- Born: 4 August 1919 Rakhmanivka village, Kerensky Uyezd, Penza Governorate, Russian Empire}
- Died: November 1972 (aged 53) Proletarsky District, Rostov Oblast, Soviet Union
- Military career
- Allegiance: Soviet Union
- Branch: Red Army
- Service years: 1939–1945
- Rank: Private
- Unit: 37th Guards Rifle Division
- Conflicts: World War II Battle of the Dnieper; ;
- Awards: Hero of the Soviet Union

= Ivan Mokrousov =

Hero of the Soviet Union

Ivan Timofeyevich Mokrousov (Иван Тимофеевич Мокроусов; 4 August 1919 – November 1972) was a Red Army soldier during World War II and Hero of the Soviet Union. Mokrousov was awarded the title Hero of the Soviet Union and the Order of Lenin for his actions during the Chernigov-Pripyat Offensive in September 1943.

== Early life ==
Ivan Mokrousov was born on 4 August 1919 in Rakhmanivka village in Kerensky Uyezd of the Penza Governorate to a peasant family of Russian ethnicity. Mokrousov graduated from elementary school and worked on the tractor farm. In October 1939, he was in the Red Army.

== World War II ==
Mokrousov was in combat from the beginning of the war on 22 June 1941. In 1943, he joined the Communist Party of the Soviet Union. By September, he was a private in the machine gun company of the 114th Guards Rifle Regiment in the 37th Guards Rifle Division. On the night of 12 September, during the Chernigov-Pripyat Offensive, Mokrousov crossed the Desna River near Novhorod-Siverskyi. He reportedly took the lead in his company and threw grenades into the German trenches. Despite being wounded, he reportedly stayed on the front line, helping to repulse counterattacks. He was awarded the Order of the Patriotic War 1st class on 31 October for his actions on the night of 12 September.

On 15 January 1944, Mokrousov was awarded the title Hero of the Soviet Union and the Order of Lenin for his actions during the battle on the Desna.

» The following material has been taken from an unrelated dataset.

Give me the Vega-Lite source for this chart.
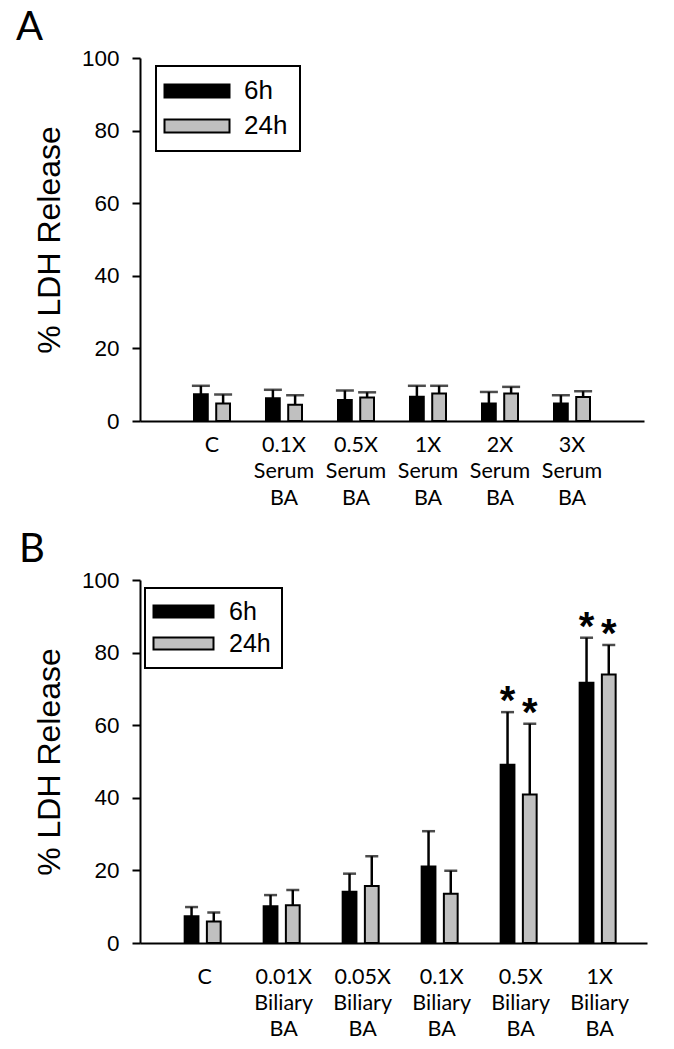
{
  "$schema": "https://vega.github.io/schema/vega-lite/v6.json",
  "padding": {"left": 16, "top": 8, "right": 5, "bottom": 5},
  "background": "white",
  "spacing": 21,
  "config": {
    "view": {"stroke": null},
    "font": "Liberation Sans",
    "axis": {"domainColor": "black", "domainWidth": 2, "tickColor": "black", "tickWidth": 2, "labelColor": "black", "titleColor": "black", "grid": false}
  },
  "resolve": {"scale": {"fill": "independent"}, "legend": {"fill": "independent"}},
  "vconcat": [
    {
      "title": {"text": "A", "anchor": "start", "frame": "group", "dx": -124, "fontSize": 40, "font": "Lato", "fontWeight": "normal", "offset": -1, "color": "black"},
      "width": 504,
      "height": 363,
      "data": {"values": [
        {"cat": "C", "series": "6h", "mean": 7.4, "upper": 9.7},
        {"cat": "C", "series": "24h", "mean": 4.8, "upper": 7.3},
        {"cat": "0.1X|Serum|BA", "series": "6h", "mean": 6.3, "upper": 8.6},
        {"cat": "0.1X|Serum|BA", "series": "24h", "mean": 4.5, "upper": 7.1},
        {"cat": "0.5X|Serum|BA", "series": "6h", "mean": 5.8, "upper": 8.4},
        {"cat": "0.5X|Serum|BA", "series": "24h", "mean": 6.5, "upper": 7.9},
        {"cat": "1X|Serum|BA", "series": "6h", "mean": 6.7, "upper": 9.7},
        {"cat": "1X|Serum|BA", "series": "24h", "mean": 7.6, "upper": 9.7},
        {"cat": "2X|Serum|BA", "series": "6h", "mean": 4.8, "upper": 8.0},
        {"cat": "2X|Serum|BA", "series": "24h", "mean": 7.6, "upper": 9.4},
        {"cat": "3X|Serum|BA", "series": "6h", "mean": 4.8, "upper": 7.1},
        {"cat": "3X|Serum|BA", "series": "24h", "mean": 6.6, "upper": 8.2}
      ]},
      "encoding": {
        "x": {"field": "cat", "type": "nominal", "sort": null,
          "scale": {"paddingInner": 0.5, "paddingOuter": 0.75, "align": 0.5},
          "axis": {"title": null, "labelExpr": "split(datum.label, '|')", "labelAngle": 0, "labelFont": "Lato", "labelFontSize": 21.5, "labelLineHeight": 26.5, "labelPadding": 13, "ticks": false, "tickSize": 0, "labelBaseline": "top"}},
        "xOffset": {"field": "series", "type": "nominal", "sort": ["6h", "24h"], "scale": {"paddingInner": 0.38, "paddingOuter": 0}},
        "y": {"field": "mean", "type": "quantitative", "title": "% LDH Release",
          "scale": {"domain": [0, 100], "nice": false},
          "axis": {"values": [0, 20, 40, 60, 80, 100], "labelFontSize": 22.5, "labelFont": "Liberation Sans", "labelPadding": 13, "tickSize": 8, "titleFontSize": 32, "titleFont": "Liberation Sans", "titleFontWeight": "normal", "titlePadding": 15}}
      },
      "layer": [
        {"mark": {"type": "rule", "strokeWidth": 2.5, "color": "black"}, "encoding": {"y2": {"field": "upper"}}},
        {"mark": {"type": "tick", "orient": "horizontal", "size": 18, "thickness": 2.5, "color": "black"}, "encoding": {"y": {"field": "upper", "type": "quantitative", "title": "% LDH Release"}}},
        {"mark": {"type": "bar", "stroke": "black", "strokeWidth": 2},
          "encoding": {"fill": {"field": "series", "type": "nominal", "sort": ["6h", "24h"],
            "scale": {"domain": ["6h", "24h"], "range": ["black", "#c0c0c0"]},
            "legend": {"title": null, "orient": "none", "legendX": 16, "legendY": 8, "direction": "vertical",
              "symbolType": "M-5,-1H5V1H-5Z", "symbolSize": 169, "symbolOffset": 16, "labelOffset": 34,
              "labelFontSize": 26, "labelFont": "Liberation Sans", "labelColor": "black", "rowPadding": 9, "padding": 12,
              "strokeColor": "black", "symbolStrokeColor": "black", "symbolStrokeWidth": 2, "symbolOpacity": 1,
              "encode": {"legend": {"update": {"strokeWidth": {"value": 2}}}, "symbols": {"update": {"stroke": {"value": "black"}, "strokeWidth": {"value": 2}}}}}}}}
      ]
    },
    {
      "title": {"text": "B", "anchor": "start", "frame": "group", "dx": -121, "fontSize": 40, "font": "Lato", "fontWeight": "normal", "offset": -1, "color": "black"},
      "width": 507,
      "height": 363,
      "data": {"values": [
        {"cat": "C", "series": "6h", "mean": 7.4, "upper": 9.9, "sig": false},
        {"cat": "C", "series": "24h", "mean": 5.9, "upper": 8.4, "sig": false},
        {"cat": "0.01X|Biliary|BA", "series": "6h", "mean": 10.1, "upper": 13.2, "sig": false},
        {"cat": "0.01X|Biliary|BA", "series": "24h", "mean": 10.4, "upper": 14.6, "sig": false},
        {"cat": "0.05X|Biliary|BA", "series": "6h", "mean": 14.1, "upper": 19.1, "sig": false},
        {"cat": "0.05X|Biliary|BA", "series": "24h", "mean": 15.7, "upper": 23.9, "sig": false},
        {"cat": "0.1X|Biliary|BA", "series": "6h", "mean": 21.1, "upper": 30.8, "sig": false},
        {"cat": "0.1X|Biliary|BA", "series": "24h", "mean": 13.6, "upper": 19.9, "sig": false},
        {"cat": "0.5X|Biliary|BA", "series": "6h", "mean": 49.1, "upper": 63.6, "sig": true},
        {"cat": "0.5X|Biliary|BA", "series": "24h", "mean": 40.9, "upper": 60.4, "sig": true},
        {"cat": "1X|Biliary|BA", "series": "6h", "mean": 71.7, "upper": 84.1, "sig": true},
        {"cat": "1X|Biliary|BA", "series": "24h", "mean": 74.0, "upper": 82.1, "sig": true}
      ]},
      "encoding": {
        "x": {"field": "cat", "type": "nominal", "sort": null,
          "scale": {"paddingInner": 0.494, "paddingOuter": 0.456, "align": 0.62},
          "axis": {"title": null, "labelExpr": "split(datum.label, '|')", "labelAngle": 0, "labelFont": "Lato", "labelFontSize": 21.5, "labelLineHeight": 26, "labelPadding": 23, "ticks": false, "tickSize": 0, "labelBaseline": "top"}},
        "xOffset": {"field": "series", "type": "nominal", "sort": ["6h", "24h"], "scale": {"paddingInner": 0.38, "paddingOuter": 0}},
        "y": {"field": "mean", "type": "quantitative", "title": "% LDH Release",
          "scale": {"domain": [0, 100], "nice": false},
          "axis": {"values": [0, 20, 40, 60, 80, 100], "labelFontSize": 22.5, "labelFont": "Liberation Sans", "labelPadding": 13, "tickSize": 8, "titleFontSize": 32, "titleFont": "Liberation Sans", "titleFontWeight": "normal", "titlePadding": 15}}
      },
      "layer": [
        {"mark": {"type": "rule", "strokeWidth": 2.5, "color": "black"}, "encoding": {"y2": {"field": "upper"}}},
        {"mark": {"type": "tick", "orient": "horizontal", "size": 13, "thickness": 2.5, "color": "black"}, "encoding": {"y": {"field": "upper", "type": "quantitative", "title": "% LDH Release"}}},
        {"transform": [{"filter": "datum.sig"}],
          "mark": {"type": "text", "text": "*", "fontSize": 40, "fontWeight": "bold", "font": "Liberation Sans", "baseline": "alphabetic", "dy": 2, "color": "black"},
          "encoding": {"y": {"field": "upper", "type": "quantitative", "title": "% LDH Release"}}},
        {"mark": {"type": "bar", "stroke": "black", "strokeWidth": 2},
          "encoding": {"fill": {"field": "series", "type": "nominal", "sort": ["6h", "24h"],
            "scale": {"domain": ["6h", "24h"], "range": ["black", "#c0c0c0"]},
            "legend": {"title": null, "orient": "none", "legendX": 5, "legendY": 8, "direction": "vertical",
              "symbolType": "M-5,-1H5V1H-5Z", "symbolSize": 144, "symbolOffset": 15, "labelOffset": 33,
              "labelFontSize": 25, "labelFont": "Liberation Sans", "labelColor": "black", "rowPadding": 6, "padding": 11,
              "strokeColor": "black", "symbolStrokeColor": "black", "symbolStrokeWidth": 2, "symbolOpacity": 1,
              "encode": {"legend": {"update": {"strokeWidth": {"value": 2}}}, "symbols": {"update": {"stroke": {"value": "black"}, "strokeWidth": {"value": 2}}}}}}}}
      ]
    }
  ]
}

By April 1945, he was a sergeant in the 221st Guards Rifle Regiment of the 77th Guards Rifle Division. He distinguished himself in two separate actions on 19 and 22 April, for which he was awarded the Order of the Red Star on 30 June.

== Postwar ==
After the end of World War II, Mokrousov was demobilized. He worked as a mechanic on the Sukhovsky state farm in the Proletarsky District of Rostov Oblast. He died in November 1972 and was buried on the Sukhoi farm in the same district.